The foothills of the Catskill Mountains are lovely. This is my life. Riding these hills in this lace-ridden Chevy truck. Fast. Ernest never takes his eyes from the road, driving and listening to Reba McEntire, taking me to the feed store to buy grain, the farm supply store to buy hinges, the Salvation Army to buy Eddie Bauer shirts, and Elena's Pastry Shop to drink espresso and eat cake.
I send Ernest to the feed store while I go to the Salvation Army and Elena's. He says he'll pick me up in an hour. It never is an hour. It is always just enough less for me to not be able to finish my lunch. Or longer enough for me to think he has forgotten me. One day he was an hour and a half late. He said he had forgotten me and drove all the way home when he suddenly remembered I was to be picked up. I believed him. We drove ten miles before he told me he'd been visiting his friend and lost track of time. I was certain he had suddenly begun to lose his mind and was so grateful to realize he hadn't that I wasn't even angry. Ernest charges me fifteen dollars each time he comes. Sometimes he'll raise it to twenty dollars. For six hours of work. I'll add a few dollars to it for gas. Sometimes I don't have any money with which to pay him. I used to say please put the day's work on my tab. I don't anymore. We both seem to understand which days I don't have any money to pay him. On those days he just pulls out of the driveway especially fast when he's finished with work.

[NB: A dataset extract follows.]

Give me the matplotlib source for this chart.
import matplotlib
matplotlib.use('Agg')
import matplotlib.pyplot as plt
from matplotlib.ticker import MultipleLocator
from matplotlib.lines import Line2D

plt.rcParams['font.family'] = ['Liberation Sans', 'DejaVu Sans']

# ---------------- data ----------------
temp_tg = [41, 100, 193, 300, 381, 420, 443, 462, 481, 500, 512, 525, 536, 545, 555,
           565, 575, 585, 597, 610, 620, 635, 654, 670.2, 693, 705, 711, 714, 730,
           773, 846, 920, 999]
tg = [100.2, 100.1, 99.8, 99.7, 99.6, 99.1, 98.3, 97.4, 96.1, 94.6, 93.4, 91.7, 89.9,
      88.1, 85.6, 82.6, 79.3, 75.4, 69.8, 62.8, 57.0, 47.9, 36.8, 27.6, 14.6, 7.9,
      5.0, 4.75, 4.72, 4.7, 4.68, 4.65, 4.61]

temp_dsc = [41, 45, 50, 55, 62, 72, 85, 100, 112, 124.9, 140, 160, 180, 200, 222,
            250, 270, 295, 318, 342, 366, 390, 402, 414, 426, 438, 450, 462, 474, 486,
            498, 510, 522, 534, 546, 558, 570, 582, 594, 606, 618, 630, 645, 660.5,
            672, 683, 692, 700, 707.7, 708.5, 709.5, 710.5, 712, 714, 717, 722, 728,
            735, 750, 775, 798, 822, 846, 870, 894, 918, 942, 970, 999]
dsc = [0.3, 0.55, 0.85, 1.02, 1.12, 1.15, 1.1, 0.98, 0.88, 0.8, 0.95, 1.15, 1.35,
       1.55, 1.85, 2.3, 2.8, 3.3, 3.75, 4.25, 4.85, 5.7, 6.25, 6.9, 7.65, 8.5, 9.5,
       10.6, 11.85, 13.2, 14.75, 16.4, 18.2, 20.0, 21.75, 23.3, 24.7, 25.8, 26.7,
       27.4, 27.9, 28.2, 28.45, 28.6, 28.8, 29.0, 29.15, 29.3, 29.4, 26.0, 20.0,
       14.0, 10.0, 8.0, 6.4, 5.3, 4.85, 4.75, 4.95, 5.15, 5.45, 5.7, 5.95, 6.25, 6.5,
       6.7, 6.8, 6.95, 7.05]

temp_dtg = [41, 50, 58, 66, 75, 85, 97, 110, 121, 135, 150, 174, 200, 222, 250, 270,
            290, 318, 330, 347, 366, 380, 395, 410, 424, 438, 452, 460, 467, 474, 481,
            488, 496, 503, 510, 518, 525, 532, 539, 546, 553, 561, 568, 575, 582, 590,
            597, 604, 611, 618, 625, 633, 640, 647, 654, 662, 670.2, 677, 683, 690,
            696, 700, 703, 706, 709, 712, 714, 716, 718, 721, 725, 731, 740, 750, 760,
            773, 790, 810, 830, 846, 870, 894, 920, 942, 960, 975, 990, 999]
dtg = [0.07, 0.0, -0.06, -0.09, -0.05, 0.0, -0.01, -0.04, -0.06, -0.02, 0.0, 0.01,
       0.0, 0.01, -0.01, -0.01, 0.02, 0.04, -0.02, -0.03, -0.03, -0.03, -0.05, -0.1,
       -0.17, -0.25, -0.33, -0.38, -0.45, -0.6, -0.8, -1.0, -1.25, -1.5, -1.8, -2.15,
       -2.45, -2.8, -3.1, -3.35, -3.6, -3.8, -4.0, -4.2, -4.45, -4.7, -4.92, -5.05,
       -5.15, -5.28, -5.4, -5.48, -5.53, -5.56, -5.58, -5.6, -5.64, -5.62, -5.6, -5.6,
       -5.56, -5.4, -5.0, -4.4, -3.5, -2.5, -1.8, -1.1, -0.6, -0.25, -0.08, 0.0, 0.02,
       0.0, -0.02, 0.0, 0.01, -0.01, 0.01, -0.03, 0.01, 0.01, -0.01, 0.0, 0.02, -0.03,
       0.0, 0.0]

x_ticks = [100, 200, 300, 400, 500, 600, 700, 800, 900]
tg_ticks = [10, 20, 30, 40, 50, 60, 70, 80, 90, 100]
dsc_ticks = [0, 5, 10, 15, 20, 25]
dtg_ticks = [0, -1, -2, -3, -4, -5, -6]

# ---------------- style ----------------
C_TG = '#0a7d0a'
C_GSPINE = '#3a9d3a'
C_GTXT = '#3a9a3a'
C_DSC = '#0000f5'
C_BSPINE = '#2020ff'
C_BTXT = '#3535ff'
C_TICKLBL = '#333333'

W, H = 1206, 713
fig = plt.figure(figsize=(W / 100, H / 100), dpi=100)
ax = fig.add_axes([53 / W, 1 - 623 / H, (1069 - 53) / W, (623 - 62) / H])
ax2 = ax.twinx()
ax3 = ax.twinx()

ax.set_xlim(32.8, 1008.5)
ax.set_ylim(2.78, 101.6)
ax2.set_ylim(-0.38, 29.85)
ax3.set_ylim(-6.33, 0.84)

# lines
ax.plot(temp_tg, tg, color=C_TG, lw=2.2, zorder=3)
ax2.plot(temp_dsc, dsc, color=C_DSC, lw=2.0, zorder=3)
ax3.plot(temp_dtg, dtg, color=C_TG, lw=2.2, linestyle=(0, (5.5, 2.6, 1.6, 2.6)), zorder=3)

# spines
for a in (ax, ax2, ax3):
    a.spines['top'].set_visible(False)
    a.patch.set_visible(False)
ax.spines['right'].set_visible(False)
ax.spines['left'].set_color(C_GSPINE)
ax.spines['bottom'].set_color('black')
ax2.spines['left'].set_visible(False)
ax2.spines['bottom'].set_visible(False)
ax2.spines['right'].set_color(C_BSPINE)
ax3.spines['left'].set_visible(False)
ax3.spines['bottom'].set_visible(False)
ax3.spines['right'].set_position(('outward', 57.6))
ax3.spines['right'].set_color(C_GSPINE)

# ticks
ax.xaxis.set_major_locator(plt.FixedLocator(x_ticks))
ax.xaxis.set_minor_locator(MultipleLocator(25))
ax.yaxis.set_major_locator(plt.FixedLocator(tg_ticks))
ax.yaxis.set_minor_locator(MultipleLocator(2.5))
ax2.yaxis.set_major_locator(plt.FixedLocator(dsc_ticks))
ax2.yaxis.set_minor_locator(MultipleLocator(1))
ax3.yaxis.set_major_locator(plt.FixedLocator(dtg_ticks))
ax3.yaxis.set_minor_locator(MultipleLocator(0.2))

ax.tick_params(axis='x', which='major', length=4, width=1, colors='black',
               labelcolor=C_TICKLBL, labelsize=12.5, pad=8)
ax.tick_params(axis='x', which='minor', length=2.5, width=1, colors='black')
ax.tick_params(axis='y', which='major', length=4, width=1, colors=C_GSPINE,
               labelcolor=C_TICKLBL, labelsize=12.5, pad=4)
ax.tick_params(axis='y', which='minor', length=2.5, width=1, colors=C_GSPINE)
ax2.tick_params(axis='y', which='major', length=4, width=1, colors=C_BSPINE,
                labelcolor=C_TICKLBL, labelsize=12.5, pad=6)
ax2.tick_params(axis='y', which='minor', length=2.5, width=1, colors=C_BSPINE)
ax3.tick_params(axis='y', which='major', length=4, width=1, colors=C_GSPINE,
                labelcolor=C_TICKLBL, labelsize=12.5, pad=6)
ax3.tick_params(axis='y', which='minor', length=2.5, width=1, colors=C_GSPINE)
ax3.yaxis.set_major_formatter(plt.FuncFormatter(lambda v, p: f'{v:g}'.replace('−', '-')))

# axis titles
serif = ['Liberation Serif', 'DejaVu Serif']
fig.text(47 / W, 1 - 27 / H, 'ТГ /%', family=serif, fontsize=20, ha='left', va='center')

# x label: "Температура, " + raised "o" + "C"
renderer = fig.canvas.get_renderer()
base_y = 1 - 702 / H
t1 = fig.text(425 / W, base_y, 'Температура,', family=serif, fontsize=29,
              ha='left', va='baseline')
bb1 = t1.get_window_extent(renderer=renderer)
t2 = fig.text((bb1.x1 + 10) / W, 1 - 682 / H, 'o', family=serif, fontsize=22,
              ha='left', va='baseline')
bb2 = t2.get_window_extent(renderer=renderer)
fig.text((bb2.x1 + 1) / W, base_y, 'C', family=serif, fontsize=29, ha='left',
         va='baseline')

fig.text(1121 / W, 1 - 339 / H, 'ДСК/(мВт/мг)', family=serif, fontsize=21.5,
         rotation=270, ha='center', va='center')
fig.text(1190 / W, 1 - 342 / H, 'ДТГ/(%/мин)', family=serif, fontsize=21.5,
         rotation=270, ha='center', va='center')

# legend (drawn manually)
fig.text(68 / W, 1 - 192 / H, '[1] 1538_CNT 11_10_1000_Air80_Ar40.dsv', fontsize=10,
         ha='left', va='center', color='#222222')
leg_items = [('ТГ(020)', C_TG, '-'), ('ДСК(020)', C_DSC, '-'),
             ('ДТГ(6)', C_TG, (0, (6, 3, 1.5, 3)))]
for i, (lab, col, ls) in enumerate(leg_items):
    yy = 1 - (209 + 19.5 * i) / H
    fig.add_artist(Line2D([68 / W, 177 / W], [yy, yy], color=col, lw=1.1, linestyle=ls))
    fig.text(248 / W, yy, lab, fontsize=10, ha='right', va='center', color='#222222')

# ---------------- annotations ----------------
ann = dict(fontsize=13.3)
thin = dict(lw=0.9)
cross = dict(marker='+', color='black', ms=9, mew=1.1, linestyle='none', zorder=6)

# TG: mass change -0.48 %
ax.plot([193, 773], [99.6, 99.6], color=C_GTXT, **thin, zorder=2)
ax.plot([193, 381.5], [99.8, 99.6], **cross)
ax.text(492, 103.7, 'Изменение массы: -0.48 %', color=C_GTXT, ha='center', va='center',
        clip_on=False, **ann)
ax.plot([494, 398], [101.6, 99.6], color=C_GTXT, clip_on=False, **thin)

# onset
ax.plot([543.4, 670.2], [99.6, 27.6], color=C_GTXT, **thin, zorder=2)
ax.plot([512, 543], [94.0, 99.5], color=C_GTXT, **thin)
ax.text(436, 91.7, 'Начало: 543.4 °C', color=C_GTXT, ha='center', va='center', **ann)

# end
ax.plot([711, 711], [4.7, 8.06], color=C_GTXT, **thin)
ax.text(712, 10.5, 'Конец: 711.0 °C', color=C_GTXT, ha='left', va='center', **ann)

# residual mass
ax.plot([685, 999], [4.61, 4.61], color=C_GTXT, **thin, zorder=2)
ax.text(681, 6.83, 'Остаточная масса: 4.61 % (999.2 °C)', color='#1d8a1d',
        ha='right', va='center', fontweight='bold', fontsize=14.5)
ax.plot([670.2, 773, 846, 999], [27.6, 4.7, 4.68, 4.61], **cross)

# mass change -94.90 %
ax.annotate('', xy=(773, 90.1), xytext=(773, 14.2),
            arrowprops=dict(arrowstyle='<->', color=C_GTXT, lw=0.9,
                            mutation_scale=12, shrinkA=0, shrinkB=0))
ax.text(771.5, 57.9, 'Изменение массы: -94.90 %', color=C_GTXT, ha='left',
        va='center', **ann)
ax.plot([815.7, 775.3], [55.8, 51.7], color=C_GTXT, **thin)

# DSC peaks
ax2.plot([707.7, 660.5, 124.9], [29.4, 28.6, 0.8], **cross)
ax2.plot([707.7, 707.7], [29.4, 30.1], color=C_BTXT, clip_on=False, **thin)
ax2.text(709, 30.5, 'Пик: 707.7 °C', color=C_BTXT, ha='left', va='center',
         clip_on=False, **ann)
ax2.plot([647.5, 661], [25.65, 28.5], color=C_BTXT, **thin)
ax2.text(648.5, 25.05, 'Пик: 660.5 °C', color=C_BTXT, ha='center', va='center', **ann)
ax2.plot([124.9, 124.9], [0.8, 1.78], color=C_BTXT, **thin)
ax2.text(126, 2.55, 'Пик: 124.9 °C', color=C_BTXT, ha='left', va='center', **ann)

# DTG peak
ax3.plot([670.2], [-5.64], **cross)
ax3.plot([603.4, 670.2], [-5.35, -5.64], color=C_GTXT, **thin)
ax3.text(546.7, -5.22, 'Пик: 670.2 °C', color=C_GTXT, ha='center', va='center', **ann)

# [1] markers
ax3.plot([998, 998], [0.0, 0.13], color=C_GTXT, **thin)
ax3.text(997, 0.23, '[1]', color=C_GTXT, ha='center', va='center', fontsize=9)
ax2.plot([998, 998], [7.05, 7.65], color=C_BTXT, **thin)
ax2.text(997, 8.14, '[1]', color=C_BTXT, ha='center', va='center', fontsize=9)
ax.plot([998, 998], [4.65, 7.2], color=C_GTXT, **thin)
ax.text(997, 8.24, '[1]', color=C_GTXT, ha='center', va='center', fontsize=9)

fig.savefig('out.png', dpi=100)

Ernest, who has lived here all of his life and been on each road not hundreds but thousands of times, belongs here. He has always belonged. He is familiar. Deeply familiar. I know the roads running through these hills as well and love to look at them, each week changing, sometimes subtly, sometimes with great drama. They are mine, too. But barely. And I feel surrounded, completely surrounded by a world so familiar to him, one in which he, too, is familiar. And am so very much the stranger in it.
T
HIS HAS
been a terrible day. Absolutely awful. It wasn't supposed to be. It didn't even seem to be at first. Even in between the worst it still seemed as if it was going to be a good day.
The kitchen was an absolute mess this morning. I've been mixing a lot of milk replacer. The first bag of the year was full of lumps, some the size of goose eggs, and impossible to mix into a drink that would pass through the nipple on a baby bottle. Somehow I've never devised a foolproof procedure that I can adopt to mix it more easily. It would seem that after all of these years I would have figured out how to do it. But each time I come up with a system I scrap it.

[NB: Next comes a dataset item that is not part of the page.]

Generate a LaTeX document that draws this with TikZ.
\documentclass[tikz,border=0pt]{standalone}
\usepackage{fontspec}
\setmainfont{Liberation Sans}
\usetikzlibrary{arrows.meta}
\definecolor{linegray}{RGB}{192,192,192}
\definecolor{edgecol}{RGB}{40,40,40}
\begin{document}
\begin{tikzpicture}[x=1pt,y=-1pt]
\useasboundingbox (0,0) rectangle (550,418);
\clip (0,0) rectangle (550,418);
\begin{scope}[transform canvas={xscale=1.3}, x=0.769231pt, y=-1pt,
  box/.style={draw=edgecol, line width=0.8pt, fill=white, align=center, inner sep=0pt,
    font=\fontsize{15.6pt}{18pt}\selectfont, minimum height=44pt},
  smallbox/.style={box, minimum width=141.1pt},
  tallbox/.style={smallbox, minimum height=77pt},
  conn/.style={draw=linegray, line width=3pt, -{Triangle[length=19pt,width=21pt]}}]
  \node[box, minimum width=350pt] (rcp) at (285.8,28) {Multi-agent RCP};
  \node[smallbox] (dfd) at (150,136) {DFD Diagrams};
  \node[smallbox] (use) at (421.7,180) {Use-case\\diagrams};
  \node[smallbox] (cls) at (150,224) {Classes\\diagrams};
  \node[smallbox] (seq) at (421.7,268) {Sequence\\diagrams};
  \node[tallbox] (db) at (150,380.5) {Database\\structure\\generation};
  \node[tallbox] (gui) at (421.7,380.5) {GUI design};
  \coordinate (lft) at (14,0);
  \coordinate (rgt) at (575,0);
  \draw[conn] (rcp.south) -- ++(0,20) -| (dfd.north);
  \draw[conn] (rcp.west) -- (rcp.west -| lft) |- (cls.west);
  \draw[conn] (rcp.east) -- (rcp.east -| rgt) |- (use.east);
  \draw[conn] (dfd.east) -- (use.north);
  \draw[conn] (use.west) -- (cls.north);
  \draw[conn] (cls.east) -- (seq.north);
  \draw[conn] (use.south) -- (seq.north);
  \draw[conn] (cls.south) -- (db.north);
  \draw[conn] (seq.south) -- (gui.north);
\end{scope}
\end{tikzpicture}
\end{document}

This, the first bag, lent itself to the creation of a series of messes that needed my attention. I've not had hot water for nearly a week, so cleanup was made that much more difficult. When I couldn't get the lumps of dried milk replacer off of my hands, I reached for the phone and explained in no uncertain terms to the manufacturer what I thought of his product. Desperate situations inspire desperate measures. And so I decided that after the most rudimentary of care to my various and sundry charges, I'd clean the kitchen. So I'd be able to come in to a halfway-civilized room each time I returned from the barn. And so I started to heat some water on the kitchen stove. As soon as it was warm enough I ran out with some of that water to the chickens. Life for them has been rough during this cold snap. I usually give them hot mash in the evening but decided to give them some this morning as well. The chicken house in the carriage
house is home to a variety of chickens and one rooster. However, the other chickens who were born here and roosters who were, some of them, born here, and some from my friends the Daltons and therefore not born here, have been hovering around the coop picking up whatever they can glean. Spilled corn. Hayseeds, and scraps of laying mash.
There in front of the coop were two roosters. One, pitch black. The other, pure white. Both dead. They had killed each other. They were among the roosters who have been born here. Not my favorites. But they had been earmarked for the pot. I've been wanting to make a chicken in red wine for quite some time and had chosen those two for the pot. The double murders should have told me something. In the coop was another frozen chicken.
A day or two ago I had improperly fastened the barn door. Several sheep had gotten out. Annabel, one of the first ewes born here, freshened. Outside. In the sun. I had been in a rush to get to the barn, and, without looking, threw some hay over the bridgeway wall and raced down the stairs to the mow to begin to toss the requisite fifteen bales of hay. When I went to serve them out, I realized the barn was a little empty. I rushed to the south side and spotted two very fat little lambs in a snowdrift. One was warm enough to have melted the snow, the wet of which proceeded to freeze over its little face. I bundled them up in my scarf and ran to the house. The smaller of the two picked up first, took a bottle and, after an hour surrounded by plastic bottles filled with hot water and well wrapped in towels, jumped out of her basket and began to run around the kitchen. The larger was a little slower. Didn't want a bottle but regained itself nicely anyway. I chose to take her back to the barn and try to locate her mom. I found her. The little lamb dove in and nursed with vigor. The other was disinterested. I couldn't get her to nurse. And so Snow White Abernathy joined the house lambs inside while Rose
Red Abernathy joined her mother. This morning I noticed a little bundle huddled against the hollowed-out pack of the barn going down from the fiasco three years ago. It was Rose Red. Nearly strangled by a piece of baling twine embedded in the pack still there from the day the barn wall collapsed. Cold once more. Limp. Back to the house. She survived, but I could take no more chances. Two chances are a lot on a farm. She has joined her sister in the house.
I managed to get the dishes washed, working out a system of heating water on the stove and soaking the pots in the sink. It felt so good to have the sink empty. I scrubbed down the new stove and part of the rest of the kitchen. Hope slipped in and out of the day. And I began to feel that life could be manageable.
But the barn chores called and I became more and more conflicted. I put the sheep out for water and put hay in the barnyard. Something white peeped out from under a bale I had thrown over. Rooster number three. How in the world I ever could have tossed a bale more than thirty feet above the rooster and managed to hit it on its head and kill it was beyond me. But I did.